Ainda assim, temos aqui um filme que realmente aguça curiosidades, uma vez que ele consegue estabelecer muito bem as relações humanas em meio à calamidade. O foco do filme não está no que “vem com a noite”, como sugere o título do filme, mas sim em quem fica para presenciar sua chegada.
Há alguns pequenos deslizes no que diz respeito às cenas mais gráficas envolvendo sequências de horror e alguns jump scares, uma vez que boa parte dessas cenas são parte de sequências de sonhos de um dos personagens, o que tira um pouco do senso de realismo do filme. Por outro lado, isso é compensado com uma jogada sagaz no aspect ratio - ou formato de tela do filme, que muda conforme o que estamos contemplando.
Se você admira a nova leva de filmes de horror mais psicológicos e menos “assustadores”, como Corrente do Mal ou O Babadook, esse é um filme que merece sua atenção. Produzido pela mesma companhia responsável por A Bruxa, Ao Cair da Noite mostra que ainda há espaço no mercado para terror independente e sobretudo inteligente.
Ao mesmo tempo, esteja preparado para ter sua curiosidade atiçada e ter algumas expectativas quebradas ao longo da trama. Aliás, falando nisso, é bom retornar ao início da crítica: o sucesso de um filme, tanto crítico quanto comercial, tem a ver com as expectativas impostas sobre ele. Se você procura se surpreender positivamente com Ao Cair da Noite, tente abaixar ou diminuir suas expectativas, independente do que você já leu ou ouviu sobre o longa.

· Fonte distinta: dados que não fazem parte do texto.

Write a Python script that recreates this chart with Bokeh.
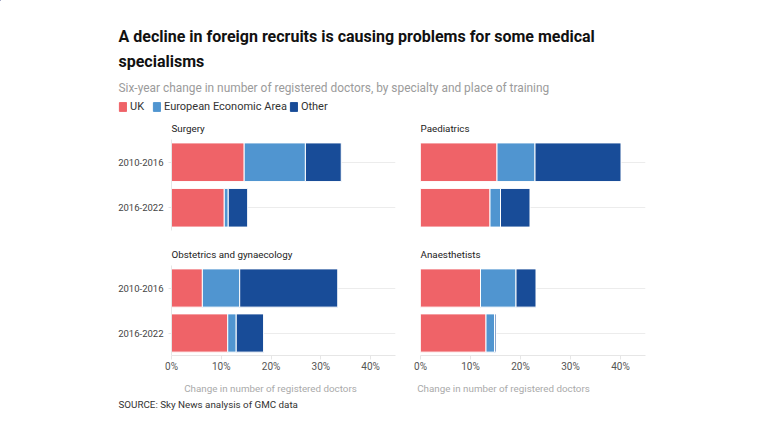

Com um brilhantismo técnico impecável, Ao Cair da Noite nos mostra um horror consciente, humanizado e ao mesmo tempo, hediondo. Apesar das poucas respostas entregues ao público, temos uma trama tensa, compassada e retratada em planos que poderiam se transformar em belos quadros de arte.
E é a prova de que embora o cinema mainstream de terror esteja em decadência há longos anos, o cenário independente ainda é uma porta para todos os horrores imagináveis e inimagináveis.